Let $T(x)$ be a partial function $:\mathcal P(\Bbb Z^+)\to\Bbb Z_2$.
I have the rule for a certain $\underline x\in \mathcal P(\Bbb Z^+)$ that at least every fourth digit of $T(\underline x)$ is a $1$ (for the avoidance of doubt, there is no infinitely repeating sequence of zeroes and no sequence of more than three zeroes in a row).
Then for every other $x$ on which the function is defined, $T(x)$ has more zeroes than $\underline x$.
How do I write this condition as a rule or constraint in $\Bbb Z_2$?

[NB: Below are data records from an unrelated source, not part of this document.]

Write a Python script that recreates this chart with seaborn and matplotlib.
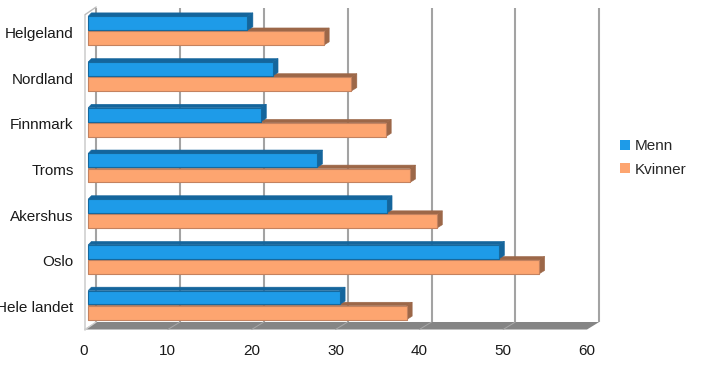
import matplotlib
matplotlib.use("Agg")
import matplotlib.pyplot as plt
import seaborn as sns
import pandas as pd
from matplotlib.patches import Polygon, Patch

regions = ["Helgeland", "Nordland", "Finnmark", "Troms", "Akershus", "Oslo", "Hele landet"]
menn = [19.0, 22.0, 20.6, 27.3, 35.6, 49.0, 30.0]
kvinner = [28.1, 31.4, 35.5, 38.4, 41.6, 53.8, 38.0]
ticks = [0, 10, 20, 30, 40, 50, 60]

W, H = 704, 365
L, R, T, B = 84, 587, 9.5, 329.5
PX = (R - L) / 60
PY = (B - T) / 7
C_BLUE, C_ORANGE = "#1e9be8", "#fda570"
EDGE = {"Menn": "#15699f", "Kvinner": "#c4825f"}
DARK = {"Menn": "#14659c", "Kvinner": "#9c6748"}

sns.set_theme(style="white")
plt.rcParams["font.family"] = ["Liberation Sans", "DejaVu Sans"]

fig = plt.figure(figsize=(W / 100, H / 100), dpi=100)
ax = fig.add_axes([L / W, 1 - B / H, (R - L) / W, (B - T) / H])

df = pd.DataFrame({
    "region": regions * 2,
    "verdi": menn + kvinner,
    "serie": ["Menn"] * 7 + ["Kvinner"] * 7,
})
sns.barplot(data=df, y="region", x="verdi", hue="serie", order=regions,
            hue_order=["Menn", "Kvinner"], palette=[C_BLUE, C_ORANGE], saturation=1,
            width=0.66, gap=0.08, legend=False, ax=ax, orient="y")
containers = list(zip(["Menn", "Kvinner"], ax.containers))

ax.set_xlim(0, 60)
ax.set_ylim(6.5, -0.5)
for s in ax.spines.values():
    s.set_visible(False)

# back wall offset (pixels converted to data units)
bx, by = 12.2 / PX, 7.5 / PY
y_front, y_top = 6.5, -0.5 + 5 / PY
# floor
ax.add_patch(Polygon([(0, y_front), (60, y_front), (60 + bx, y_front - by), (0 + bx, y_front - by)],
                     closed=True, fc="#858585", ec="none", clip_on=False, zorder=1))
for t in ticks[1:-1]:
    ax.plot([t, t + bx], [y_front, y_front - by], color="#a8a8a8", lw=0.7, clip_on=False, zorder=1.1)
# gridlines on back wall
for t in ticks:
    ax.plot([t + bx, t + bx], [y_front - by, y_top - by + 0.02], color="#a3a3a3", lw=1.5,
            clip_on=False, zorder=1.2, solid_capstyle="butt")
# left wall
ax.plot([0.15, 0.15], [y_front, y_top], color="#cfcfcf", lw=1.2, clip_on=False, zorder=1.2)
ax.plot([0.15, bx], [y_top, y_top - by], color="#bdbdbd", lw=1, clip_on=False, zorder=1.2)
ax.plot([0.15, bx], [y_front, y_front - by], color="#cfcfcf", lw=1, clip_on=False, zorder=1.2)

# extrude the bars
shift_x = 4.2 / PX
shift_y = -1.6 / PY
dx, dy = 5.4 / PX, 3.4 / PY
for name, cont in containers:
    for p in cont.patches:
        p.set_x(p.get_x() + shift_x)
        p.set_y(p.get_y() + shift_y)
        x0, x1 = p.get_x(), p.get_x() + p.get_width()
        y0, y1 = p.get_y(), p.get_y() + p.get_height()
        z = 3 + round(p.get_y()) * 0.5 + (0.2 if name == "Menn" else 0)
        ax.add_patch(Polygon([(x0, y0), (x1, y0), (x1 + dx, y0 - dy), (x0 + dx * 0.6, y0 - dy)],
                             closed=True, fc=DARK[name], ec=DARK[name], lw=0.4, zorder=z))
        ax.add_patch(Polygon([(x1, y0), (x1 + dx, y0 - dy), (x1 + dx, y1 - dy), (x1, y1)],
                             closed=True, fc=DARK[name], ec=DARK[name], lw=0.4, zorder=z))
        p.set_edgecolor(EDGE[name])
        p.set_linewidth(0.8)
        p.set_joinstyle("round")
        p.set_zorder(z + 0.05)

ax.set_xticks(ticks)
ax.set_xlabel("")
ax.set_ylabel("")
ax.tick_params(axis="x", length=0, pad=10.5, labelsize=11, labelcolor="#1a1a1a")
ax.tick_params(axis="y", length=0, pad=7.5, labelsize=11, labelcolor="#1a1a1a")
ax.patch.set_alpha(0)

handles = [Patch(fc=C_BLUE, ec="none", label="Menn"), Patch(fc=C_ORANGE, ec="none", label="Kvinner")]
fig.legend(handles=handles, loc="center left", bbox_to_anchor=(620 / W, 1 - 158 / H),
           frameon=False, fontsize=11, handlelength=0.65, handleheight=0.65,
           handletextpad=0.3, labelspacing=0.6, borderpad=0, borderaxespad=0)

fig.savefig("out.png", dpi=100)
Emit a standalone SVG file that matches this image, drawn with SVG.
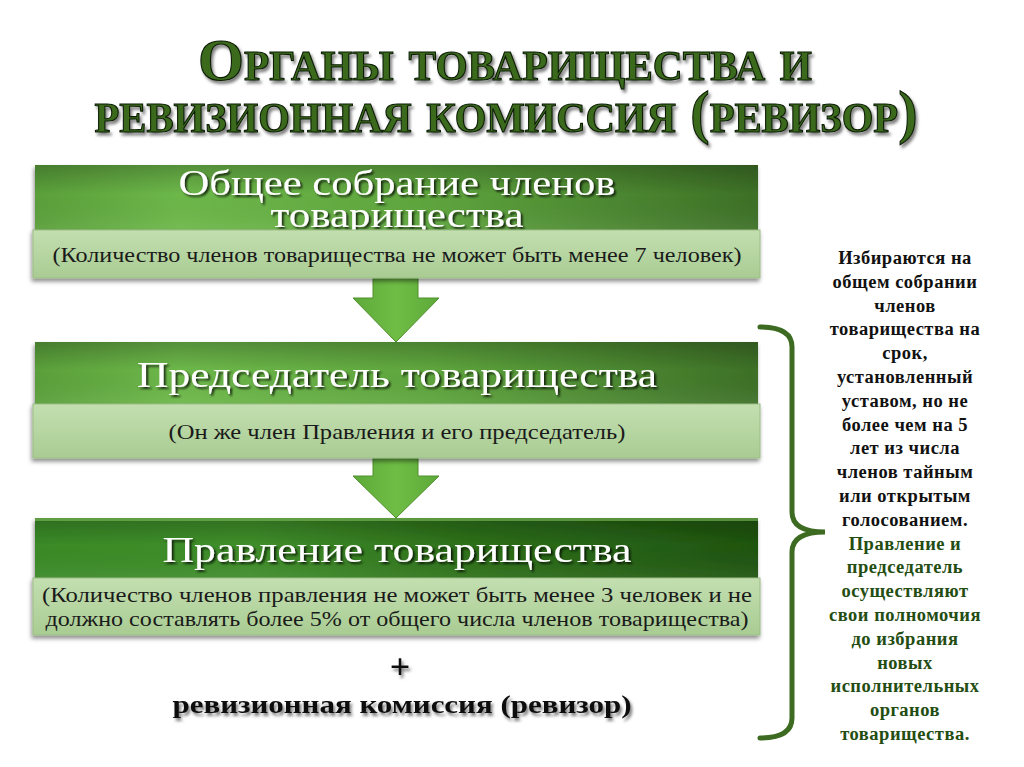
<svg xmlns="http://www.w3.org/2000/svg" width="1024" height="767" viewBox="0 0 1024 767">
  <defs>
    <linearGradient id="gh1" x1="0" y1="0" x2="1" y2="0">
      <stop offset="0" stop-color="#5a9f3a"/>
      <stop offset="0.2" stop-color="#6db84a"/>
      <stop offset="0.55" stop-color="#5ea53d"/>
      <stop offset="1" stop-color="#3d7027"/>
    </linearGradient>
    <linearGradient id="gh3" x1="0" y1="0" x2="1" y2="0">
      <stop offset="0" stop-color="#3a8a27"/>
      <stop offset="0.3" stop-color="#3f8e2a"/>
      <stop offset="0.6" stop-color="#2d7019"/>
      <stop offset="1" stop-color="#1f5410"/>
    </linearGradient>
    <linearGradient id="gv" x1="0" y1="0" x2="0" y2="1">
      <stop offset="0" stop-color="#000" stop-opacity="0.22"/>
      <stop offset="0.45" stop-color="#000" stop-opacity="0"/>
      <stop offset="1" stop-color="#fff" stop-opacity="0.06"/>
    </linearGradient>
    <linearGradient id="gl" x1="0" y1="0" x2="0" y2="1">
      <stop offset="0" stop-color="#c3dfb0"/>
      <stop offset="1" stop-color="#a9cc93"/>
    </linearGradient>
    <linearGradient id="ga" x1="0" y1="0" x2="1" y2="0">
      <stop offset="0" stop-color="#5ea93a"/>
      <stop offset="0.5" stop-color="#6fbd45"/>
      <stop offset="1" stop-color="#5ea93a"/>
    </linearGradient>
    <filter id="sh" x="-5%" y="-20%" width="110%" height="150%">
      <feDropShadow dx="-1" dy="3" stdDeviation="2" flood-color="#000" flood-opacity="0.45"/>
    </filter>
    <filter id="ts" x="-5%" y="-30%" width="110%" height="160%">
      <feDropShadow dx="2" dy="2" stdDeviation="1.2" flood-color="#000" flood-opacity="0.75"/>
    </filter>
    <filter id="ts2" x="-5%" y="-30%" width="110%" height="160%">
      <feDropShadow dx="2" dy="3" stdDeviation="1.5" flood-color="#000" flood-opacity="0.5"/>
    </filter>
  </defs>
  <style>
    .title { font-family: "Liberation Serif", "DejaVu Serif", serif; font-weight: bold; font-size: 60px; font-variant: small-caps; fill: #3a6a1d; stroke: #0c1a06; stroke-width: 1.1px; text-anchor: middle; }
    .head { font-family: "Liberation Serif", "DejaVu Serif", serif; font-size: 36px; fill: #ffffff; text-anchor: middle; }
    .sub { font-family: "Liberation Serif", "DejaVu Serif", serif; font-size: 22px; fill: #1a1a1a; text-anchor: middle; }
    .side { font-family: "Liberation Serif", "DejaVu Serif", serif; font-weight: bold; font-size: 18.5px; letter-spacing: 0.5px; text-anchor: middle; }
    .blk { fill: #111111; }
    .grn { fill: #234d12; }
    .rev { font-family: "Liberation Serif", "DejaVu Serif", serif; font-weight: bold; fill: #111111; text-anchor: middle; }
    .light { fill: url(#gl); stroke: #9bbd86; stroke-width: 1; }
    .arrow { fill: url(#ga); stroke: #4e8f2c; stroke-width: 1; }
  </style>

  <g id="title" filter="url(#ts2)">
    <text class="title" x="505" y="80" textLength="614" lengthAdjust="spacingAndGlyphs">Органы товарищества и</text>
    <text class="title" x="506" y="132" textLength="823" lengthAdjust="spacingAndGlyphs">ревизионная комиссия (ревизор)</text>
  </g>

  <g id="connectors">
    <path class="arrow" d="M373,278 L418,278 L418,298 L439,298 L396,342 L353,298 L373,298 Z"/>
    <path class="arrow" d="M373,458 L418,458 L418,476 L439,476 L396,518 L353,476 L373,476 Z"/>
    <path d="M760,327 Q792,327 792,347 L792,512 Q792,532 825,532 Q792,532 792,552 L792,718 Q792,738 760,738" fill="none" stroke="#3d6b21" stroke-width="5" stroke-linecap="round"/>
  </g>

  <g id="node-general-meeting">
    <g filter="url(#sh)">
      <rect x="35" y="165" width="723" height="65" fill="url(#gh1)"/>
      <rect x="35" y="165" width="723" height="65" fill="url(#gv)"/>
    </g>
    <g filter="url(#ts)">
      <text class="head" x="397" y="195" textLength="437" lengthAdjust="spacingAndGlyphs">Общее собрание членов</text>
      <text class="head" x="397" y="227" textLength="253" lengthAdjust="spacingAndGlyphs">товарищества</text>
    </g>
    <rect class="light" x="33" y="230" width="727" height="48" filter="url(#sh)"/>
    <text class="sub" x="397" y="262" textLength="689" lengthAdjust="spacingAndGlyphs">(Количество членов товарищества не может быть менее 7 человек)</text>
  </g>

  <g id="node-chairman">
    <g filter="url(#sh)">
      <rect x="35" y="342" width="723" height="62" fill="url(#gh1)"/>
      <rect x="35" y="342" width="723" height="62" fill="url(#gv)"/>
    </g>
    <text class="head" x="397" y="387" textLength="520" lengthAdjust="spacingAndGlyphs" filter="url(#ts)">Председатель товарищества</text>
    <rect class="light" x="33" y="404" width="727" height="54" filter="url(#sh)"/>
    <text class="sub" x="397" y="439" textLength="457" lengthAdjust="spacingAndGlyphs">(Он же член Правления и его председатель)</text>
  </g>

  <g id="node-board">
    <g filter="url(#sh)">
      <rect x="35" y="518" width="723" height="60" fill="url(#gh3)"/>
      <rect x="35" y="518" width="723" height="60" fill="url(#gv)"/>
      <rect x="35" y="518" width="723" height="3" fill="#7fbf5a" opacity="0.6"/>
    </g>
    <text class="head" x="397" y="562" textLength="469" lengthAdjust="spacingAndGlyphs" filter="url(#ts)">Правление товарищества</text>
    <rect class="light" x="33" y="578" width="727" height="57" filter="url(#sh)"/>
    <text class="sub" x="397" y="602" textLength="710" lengthAdjust="spacingAndGlyphs">(Количество членов правления не может быть менее 3 человек и не</text>
    <text class="sub" x="397" y="626" textLength="703" lengthAdjust="spacingAndGlyphs">должно составлять более 5% от общего числа членов товарищества)</text>
  </g>

  <g id="node-revision" filter="url(#ts2)">
    <text class="rev" x="400" y="679" font-size="36">+</text>
    <text class="rev" x="402" y="713" font-size="25" textLength="459" lengthAdjust="spacingAndGlyphs">ревизионная комиссия (ревизор)</text>
  </g>

  <g id="node-note">
    <text class="side blk" x="905" y="264">Избираются на</text>
    <text class="side blk" x="905" y="288">общем собрании</text>
    <text class="side blk" x="905" y="312">членов</text>
    <text class="side blk" x="905" y="335">товарищества на</text>
    <text class="side blk" x="905" y="359">срок,</text>
    <text class="side blk" x="905" y="383">установленный</text>
    <text class="side blk" x="905" y="407">уставом, но не</text>
    <text class="side blk" x="905" y="431">более чем на 5</text>
    <text class="side blk" x="905" y="454">лет из числа</text>
    <text class="side blk" x="905" y="478">членов тайным</text>
    <text class="side blk" x="905" y="502">или открытым</text>
    <text class="side blk" x="905" y="526">голосованием.</text>
    <text class="side grn" x="905" y="550">Правление и</text>
    <text class="side grn" x="905" y="573">председатель</text>
    <text class="side grn" x="905" y="597">осуществляют</text>
    <text class="side grn" x="905" y="621">свои полномочия</text>
    <text class="side grn" x="905" y="645">до избрания</text>
    <text class="side grn" x="905" y="669">новых</text>
    <text class="side grn" x="905" y="692">исполнительных</text>
    <text class="side grn" x="905" y="716">органов</text>
    <text class="side grn" x="905" y="740">товарищества.</text>
  </g>
</svg>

I want to write something like $T(x)\leq-\frac1{15}$ for all $x\in\mathcal P(\Bbb Z^+)$. This usage of $\leq$ is derived from the natural ordering of the subset of $\Bbb Q$ that naturally embeds in $\Bbb Z_2$. Have I translated the rule into a bound correctly, and are there alternative or better ways of representing this bound?
I'm happy to accept a bound or rule that's valid only on the subset of $\Bbb Q$ that embeds in $\Bbb Z_2$
Background FWIW: This relates to a lower bound on the path the Collatz graph takes through the positive integers.
The main point is that $y\in \Bbb{Z}_2$ has a 2-adic expansion $$y=\sum_{n=0}^N a_n 2^n, a_n \in \{0,1\},N \in \Bbb{Z}_{\ge 0} \cup \infty$$ with finitely many zeros iff $y \in \Bbb{Z}$.
$\Bbb{Q} \cap \Bbb{Z}_2 = \{ \frac{u}v, u,v\in \Bbb{Z}, 2 \nmid v\}$
Having at least 3 zeros is restrictive only on $\Bbb{Z} \subset \Bbb{Z}_2 $ but it doesn't translate to a $\ge$ condition.
And the condition " no sequence of more than three zeroes in a row" is exactly what doesn't have any easy meaning in $\Bbb{Z}_2$.